Slathering on mascara, cover-up, or blush doesn't just increase how pleased a woman can feel about her appearance. Wearing makeup can significantly alter others' perceptions of a woman's personality. However, what people infer from a made-up appearance varies depending on the observer's gender.
A new study published in the journal Perception finds that men perceive women who wear makeup to be more prestigious, while women perceive other women who wear makeup to be more dominant—and also more promiscuous.
These conclusions come from a team of researchers led by Viktoria R. Mileva of Scotland's University of Stirling. Mileva et al. conducted two experiments in which they applied a standardized amount of cosmetics to female faces using computer software. They then asked a handful of male and female participants to rate these female faces for levels of attractiveness, prestige, and dominance.
For the most part, male and female participants agreed on the aesthetic appeal of the makeup-wearing women. But the genders differed in their judgments of prestige and dominance. "Only women rated faces with cosmetics as higher in dominance," Mileva et al. reported, "while only men rated them as higher in prestige."
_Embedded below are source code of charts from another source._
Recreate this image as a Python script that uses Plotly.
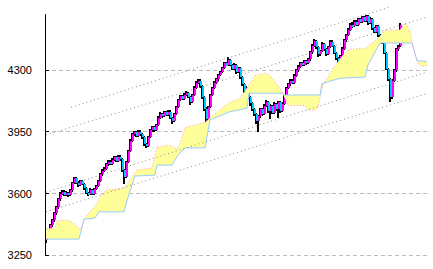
import plotly.graph_objects as go

# ---- candle data (daily OHLC) ----
opens = [3335, 3352, 3385, 3420, 3448, 3490, 3522, 3570, 3600, 3612,
         3592, 3606, 3590, 3618, 3660, 3688, 3662, 3650, 3672, 3656,
         3630, 3606, 3596, 3622, 3600, 3626, 3642, 3672, 3710, 3730,
         3742, 3766, 3782, 3770, 3792, 3806, 3786, 3810, 3796, 3732,
         3692, 3780, 3842, 3900, 3936, 3948, 3930, 3952, 3936, 3920,
         3880, 3872, 3920, 3960, 3976, 3960, 3988, 4030, 4052, 4040,
         4062, 4046, 4066, 4030, 4010, 4052, 4092, 4132, 4152, 4140,
         4162, 4172, 4150, 4120, 4160, 4202, 4230, 4242, 4210, 4150,
         4082, 4022, 4090, 4160, 4200, 4230, 4250, 4272, 4290, 4312,
         4340, 4330, 4360, 4330, 4310, 4332, 4290, 4312, 4262, 4222,
         4180, 4202, 4150, 4112, 4080, 4050, 4010, 4040, 4080, 4050,
         4100, 4122, 4070, 4100, 4060, 4110, 4080, 4120, 4070, 4110,
         4150, 4200, 4220, 4240, 4230, 4270, 4300, 4320, 4342, 4330,
         4352, 4340, 4362, 4402, 4440, 4466, 4430, 4390, 4410, 4450,
         4420, 4392, 4430, 4462, 4440, 4400, 4370, 4340, 4380, 4422,
         4470, 4500, 4530, 4560, 4550, 4576, 4560, 4590, 4575, 4600,
         4580, 4606, 4570, 4592, 4540, 4520, 4550, 4500, 4480, 4462,
         4400, 4310, 4250, 4150, 4240, 4300, 4420, 4440]
closes = [3352, 3385, 3420, 3448, 3490, 3522, 3570, 3600, 3612, 3592,
          3606, 3590, 3618, 3660, 3688, 3662, 3650, 3672, 3656, 3630,
          3606, 3596, 3622, 3600, 3626, 3642, 3672, 3710, 3730, 3742,
          3766, 3782, 3770, 3792, 3806, 3786, 3810, 3796, 3732, 3692,
          3780, 3842, 3900, 3936, 3948, 3930, 3952, 3936, 3920, 3880,
          3872, 3920, 3960, 3976, 3960, 3988, 4030, 4052, 4040, 4062,
          4046, 4066, 4030, 4010, 4052, 4092, 4132, 4152, 4140, 4162,
          4172, 4150, 4120, 4160, 4202, 4230, 4242, 4210, 4150, 4082,
          4022, 4090, 4160, 4200, 4230, 4250, 4272, 4290, 4312, 4340,
          4330, 4360, 4330, 4310, 4332, 4290, 4312, 4262, 4222, 4180,
          4202, 4150, 4112, 4080, 4050, 4010, 4040, 4080, 4050, 4100,
          4122, 4070, 4100, 4060, 4110, 4080, 4120, 4070, 4110, 4150,
          4200, 4220, 4240, 4230, 4270, 4300, 4320, 4342, 4330, 4352,
          4340, 4362, 4402, 4440, 4466, 4430, 4390, 4410, 4450, 4420,
          4392, 4430, 4462, 4440, 4400, 4370, 4340, 4380, 4422, 4470,
          4500, 4530, 4560, 4550, 4576, 4560, 4590, 4575, 4600, 4580,
          4606, 4570, 4592, 4540, 4520, 4550, 4500, 4480, 4462, 4400,
          4310, 4250, 4150, 4240, 4300, 4420, 4432, 4560]
highs = [3370, 3392, 3428, 3458, 3498, 3530, 3578, 3612, 3622, 3620,
         3615, 3612, 3625, 3668, 3695, 3694, 3670, 3680, 3678, 3660,
         3636, 3612, 3630, 3628, 3634, 3650, 3680, 3718, 3740, 3750,
         3775, 3790, 3790, 3800, 3815, 3812, 3818, 3818, 3800, 3740,
         3788, 3850, 3910, 3945, 3958, 3955, 3962, 3960, 3942, 3926,
         3890, 3928, 3968, 3985, 3982, 3995, 4038, 4062, 4060, 4070,
         4068, 4074, 4072, 4036, 4060, 4100, 4140, 4162, 4160, 4170,
         4180, 4178, 4156, 4168, 4210, 4240, 4250, 4248, 4216, 4156,
         4090, 4098, 4168, 4208, 4238, 4258, 4280, 4298, 4320, 4348,
         4350, 4375, 4366, 4336, 4340, 4338, 4320, 4318, 4268, 4228,
         4210, 4208, 4156, 4118, 4086, 4056, 4048, 4088, 4086, 4108,
         4130, 4128, 4108, 4106, 4118, 4116, 4128, 4126, 4118, 4158,
         4208, 4228, 4248, 4250, 4278, 4308, 4330, 4350, 4350, 4360,
         4360, 4370, 4410, 4450, 4478, 4472, 4436, 4418, 4458, 4456,
         4426, 4438, 4470, 4470, 4446, 4406, 4376, 4388, 4430, 4478,
         4508, 4538, 4568, 4572, 4584, 4584, 4598, 4598, 4610, 4608,
         4614, 4612, 4600, 4598, 4548, 4558, 4556, 4508, 4488, 4468,
         4406, 4316, 4256, 4248, 4310, 4428, 4442, 4568]
lows = [3322, 3345, 3378, 3412, 3440, 3480, 3515, 3560, 3590, 3585,
        3585, 3582, 3585, 3612, 3652, 3655, 3640, 3645, 3648, 3622,
        3598, 3588, 3590, 3592, 3595, 3618, 3636, 3665, 3702, 3722,
        3735, 3758, 3762, 3765, 3785, 3778, 3780, 3788, 3722, 3655,
        3686, 3774, 3836, 3892, 3928, 3920, 3924, 3928, 3910, 3870,
        3860, 3866, 3914, 3952, 3950, 3954, 3982, 4022, 4032, 4034,
        4038, 4040, 4022, 3995, 4004, 4046, 4086, 4125, 4132, 4134,
        4155, 4142, 4105, 4114, 4154, 4195, 4222, 4202, 4140, 4070,
        3965, 4015, 4084, 4152, 4192, 4222, 4242, 4265, 4282, 4305,
        4322, 4324, 4322, 4300, 4304, 4280, 4284, 4252, 4212, 4170,
        4172, 4140, 4100, 4070, 4040, 3998, 3950, 4032, 4040, 4044,
        4094, 4060, 4025, 4050, 4054, 4070, 4030, 4060, 4062, 4104,
        4144, 4192, 4212, 4222, 4224, 4262, 4292, 4312, 4322, 4324,
        4332, 4334, 4355, 4395, 4432, 4420, 4375, 4382, 4404, 4412,
        4380, 4386, 4424, 4432, 4390, 4360, 4328, 4334, 4374, 4416,
        4462, 4492, 4522, 4542, 4544, 4552, 4554, 4566, 4568, 4572,
        4574, 4560, 4562, 4530, 4510, 4514, 4490, 4470, 4452, 4390,
        4300, 4240, 4120, 4140, 4232, 4292, 4410, 4432]

# ---- Ichimoku cloud (leading spans, x = bar index incl. 26-bar shift) ----
span_a_x = [-1, 4.5, 5.5, 9.5, 12, 15, 17, 18, 20, 23, 25.5, 27, 30, 39, 41,
            44, 45.5, 53, 55.5, 62, 65.5, 67, 69.5, 79.5, 82, 85.5, 89.5, 92,
            97, 104.5, 109.5, 112, 116, 118.5, 121, 129.5, 131, 135, 136,
            138.5, 143.5, 148.5, 152, 159.5, 166, 169.5, 177, 179.5, 182,
            183.5, 186, 188, 191]
span_a = [3400, 3405, 3445, 3450, 3445, 3420, 3395, 3420, 3470, 3510, 3545,
          3580, 3620, 3630, 3660, 3710, 3735, 3745, 3865, 3875, 3850, 3885,
          3975, 4005, 4030, 4065, 4100, 4120, 4140, 4270, 4285, 4270, 4215,
          4165, 4100, 4100, 4075, 4075, 4090, 4216, 4312, 4386, 4420, 4425,
          4480, 4525, 4530, 4568, 4530, 4430, 4340, 4322, 4332]
span_b_x = [-1, 16.5, 19, 24.5, 26.5, 39, 40.5, 42.5, 44.5, 54.5, 55.5, 63,
            65.5, 67, 69.5, 79.5, 82, 92, 100.5, 101.5, 118.5, 119.5, 137,
            138, 147, 159.5, 161, 167, 183, 185.5, 191]
span_b = [3342, 3342, 3455, 3462, 3497, 3497, 3560, 3630, 3700, 3705, 3762,
          3762, 3810, 3830, 3860, 3860, 4020, 4065, 4085, 4170, 4170, 4160,
          4160, 4225, 4255, 4262, 4330, 4455, 4455, 4355, 4350]

# ---- trend channel lines (start/end in bar index, price) ----
channel_x = [[12.5, 172.5], [0, 191], [0, 191], [0, 191]]
channel_y = [[4090, 4661], [3933, 4604], [3608, 4292], [3497, 4170]]

tick_vals = [3250, 3600, 3950, 4300]
axis_top = 4619

UP = "#FF00FF"
DOWN = "#00C8FF"

n = len(closes)
idx = list(range(n))

fig = go.Figure()

# cloud
fig.add_trace(go.Scatter(x=span_b_x, y=span_b, mode="lines",
                         line=dict(color="#99CCFF", width=1), hoverinfo="skip"))
fig.add_trace(go.Scatter(x=span_a_x, y=span_a, mode="lines",
                         line=dict(color="#FF99C8", width=1, dash="1px,2px"),
                         fill="tonexty", fillcolor="#FFFF99", hoverinfo="skip"))

# channel lines
for cx, cy in zip(channel_x, channel_y):
    fig.add_trace(go.Scatter(x=cx, y=cy, mode="lines",
                             line=dict(color="#888888", width=1, dash="1px,3px"),
                             hoverinfo="skip"))

# wicks (thin bars) and bodies, overlaid so bodies sit on top
wick_base = lows
wick_len = [h - l for h, l in zip(highs, lows)]
fig.add_trace(go.Bar(x=idx, y=wick_len, base=wick_base, width=0.5,
                     marker=dict(color="black", line=dict(width=0)),
                     hoverinfo="skip"))

base = [min(o, c) for o, c in zip(opens, closes)]
height = [max(abs(c - o), 3) for o, c in zip(opens, closes)]
colors = [UP if c >= o else DOWN for o, c in zip(opens, closes)]
fig.add_trace(go.Bar(x=idx, y=height, base=base, width=1.0, offset=-0.25,
                     marker=dict(color=colors, line=dict(width=0))))

# y axis line (only spans the labelled range)
fig.add_shape(type="line", xref="x", yref="y", x0=-0.25, x1=-0.25,
              y0=tick_vals[0], y1=axis_top, line=dict(color="black", width=1))

fig.update_layout(
    width=433, height=269,
    margin=dict(l=45, r=6, t=0, b=0),
    paper_bgcolor="white", plot_bgcolor="white",
    showlegend=False, barmode="overlay", bargap=0,
    xaxis=dict(visible=False, range=[-0.5, 190.5]),
    yaxis=dict(range=[3172.3, 4699.1], tickvals=tick_vals,
               ticks="inside", ticklen=4, tickcolor="black", tickwidth=1,
               showgrid=True, gridcolor="#BBBBBB", griddash="4px,3px", gridwidth=1,
               zeroline=False, showline=False, ticklabelstandoff=12,
               tickfont=dict(family="Liberation Sans", size=11, color="black")),
)

fig.write_html("out.html")
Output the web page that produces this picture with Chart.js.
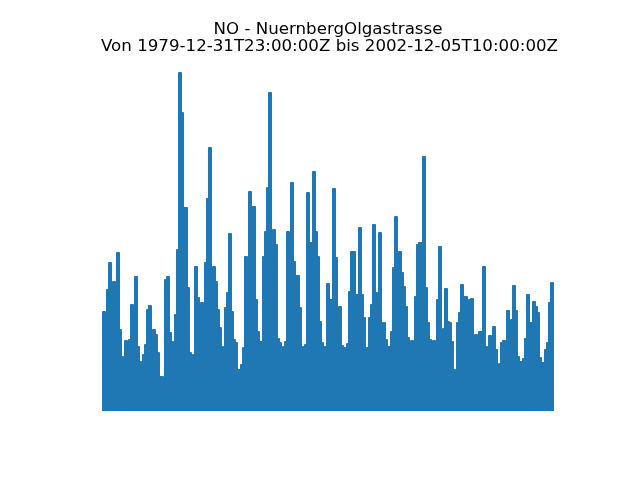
<!DOCTYPE html>
<html>
<head>
<meta charset="utf-8">
<title>NO - NuernbergOlgastrasse</title>
<script src="https://cdn.jsdelivr.net/npm/chart.js@4.4.1/dist/chart.umd.min.js"></script>
<style>
  html, body { margin: 0; padding: 0; background: #fff; }
  #chart { display: block; }
</style>
</head>
<body>
<canvas id="chart" width="640" height="480"></canvas>
<script>
// station + period shown in the title
const station = 'NuernbergOlgastrasse';
const component = 'NO';
const periodStart = '1979-12-31T23:00:00Z';
const periodEnd = '2002-12-05T10:00:00Z';

// upper envelope of the hourly NO series, one value per ~37 days
const noPeaks = [
    232, 392, 380, 480, 588, 480, 512, 248, 628, 320,
    212, 208, 276, 172, 280, 420, 388, 532, 252, 192,
    172, 220, 260, 400, 416, 288, 320, 300, 228, 132,
    132, 88, 520, 532, 308, 272, 268, 380, 640, 1348,
    1188, 808, 808, 488, 228, 212, 220, 572, 448, 280,
    428, 348, 588, 844, 1048, 292, 572, 512, 400, 328,
    252, 216, 408, 468, 704, 392, 280, 268, 160, 160,
    180, 248, 612, 452, 872, 812, 812, 440, 312, 272,
    272, 612, 712, 888, 1268, 640, 720, 660, 284, 268,
    228, 252, 272, 712, 568, 908, 592, 536, 536, 408,
    152, 252, 260, 868, 668, 668, 952, 712, 612, 352,
    268, 212, 252, 504, 440, 440, 884, 608, 332, 412,
    256, 248, 232, 264, 472, 632, 632, 460, 460, 728,
    460, 368, 180, 248, 368, 420, 740, 468, 428, 708,
    280, 348, 280, 252, 252, 312, 568, 772, 420, 632,
    548, 492, 412, 288, 132, 276, 228, 452, 660, 668,
    668, 1012, 488, 348, 280, 160, 276, 228, 440, 652,
    260, 324, 484, 352, 348, 272, 160, 120, 348, 388,
    500, 452, 452, 288, 440, 444, 280, 300, 220, 312,
    312, 572, 252, 192, 296, 240, 332, 240, 180, 184,
    268, 276, 260, 396, 288, 360, 496, 396, 212, 192,
    192, 204, 284, 460, 348, 348, 432, 412, 388, 208,
    188, 188, 240, 268, 428, 508, 192
];

const t0 = Date.parse(periodStart);
const t1 = Date.parse(periodEnd);
const span = t1 - t0;
const stepMs = span / (noPeaks.length - 1);

const points = noPeaks.map((v, i) => ({ x: t0 + i * stepMs, y: v }));

const titlePlugin = {
    id: 'mplTitle',
    afterDraw(chart) {
        const ctx = chart.ctx;
        const cx = (chart.chartArea.left + chart.chartArea.right) / 2;
        ctx.save();
        ctx.fillStyle = '#000';
        ctx.font = "16.67px 'DejaVu Sans'";
        ctx.textAlign = 'center';
        ctx.textBaseline = 'alphabetic';
        ctx.fillText(component + ' - ' + station, cx, 34);
        ctx.fillText('Von ' + periodStart + ' bis ' + periodEnd, cx + 1.5, 50.5);
        ctx.restore();
    }
};

new Chart(document.getElementById('chart'), {
    type: 'line',
    data: {
        datasets: [{
            data: points,
            borderColor: '#1f77b4',
            backgroundColor: '#1f77b4',
            borderWidth: 2,
            borderJoinStyle: 'round',
            pointRadius: 0,
            stepped: 'middle',
            tension: 0,
            fill: { value: -4 }
        }]
    },
    options: {
        responsive: false,
        animation: false,
        devicePixelRatio: 1,
        layout: { padding: { left: 80, right: 64, top: 57.6, bottom: 57.6 } },
        plugins: {
            legend: { display: false },
            tooltip: { enabled: false },
            title: { display: false }
        },
        scales: {
            x: {
                type: 'linear',
                display: false,
                min: t0 - span * 22 / 452,
                max: t1 + span * 22 / 452
            },
            y: {
                type: 'linear',
                display: false,
                min: -49.6,
                max: 1409.6
            }
        }
    },
    plugins: [titlePlugin]
});
</script>
</body>
</html>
The researchers conducted a second experiment to investigate "whether these enhanced perceptions of dominance from women were caused by jealousy." Not surprisingly, their results showed that "women experience more jealousy toward women with cosmetics." What's more, Mileva et al. found that women interpret another woman's made-up visage as a sign that she's "more attractive to men and more promiscuous."
Beauty may be in the eye of the beholder, but according to Mileva et al.'s novel findings, so are the roots of the assumptions that we make about a woman's character—accurate or not.
In a press release, Mileva pointed out that her findings are particularly applicable to the realm of employment. In job interviews, the dynamics of wearing more or less makeup can work for or against a woman under consideration for a position.
A woman interviewing with a mostly female staff for a subordinate position, then, may wish to tone down the eye shadow. But if one is angling for a promotion or trying to prove muster, maybe a powerful deep purple lip shade or an extra layer of eyeliner will provide a leg up (especially if the hiring manager or boss is a straight male, though most women have likely already learned this).
Of course, there's much more to a woman's personality (and appeal) than appearance. And it's a bummer that how women look still holds so much sway over the levels of competency, dominance, desirability, and even promiscuity that others attribute to us. Certainly, if we want to stay in the job market for the long haul, actual skill, intelligence, and experience (as I hope most employers know by now) are far more important qualities to spend time cultivating than, say, the most flawless brow or the most flattering lip gloss.
But so long as looks continue to impact how we come off to others, it's safe to say there's no shame in using a little bit of rouge to one's advantage. Just remember that, as this study makes clear, there's equal wisdom in knowing when to remove it—or at least lay it on lighter.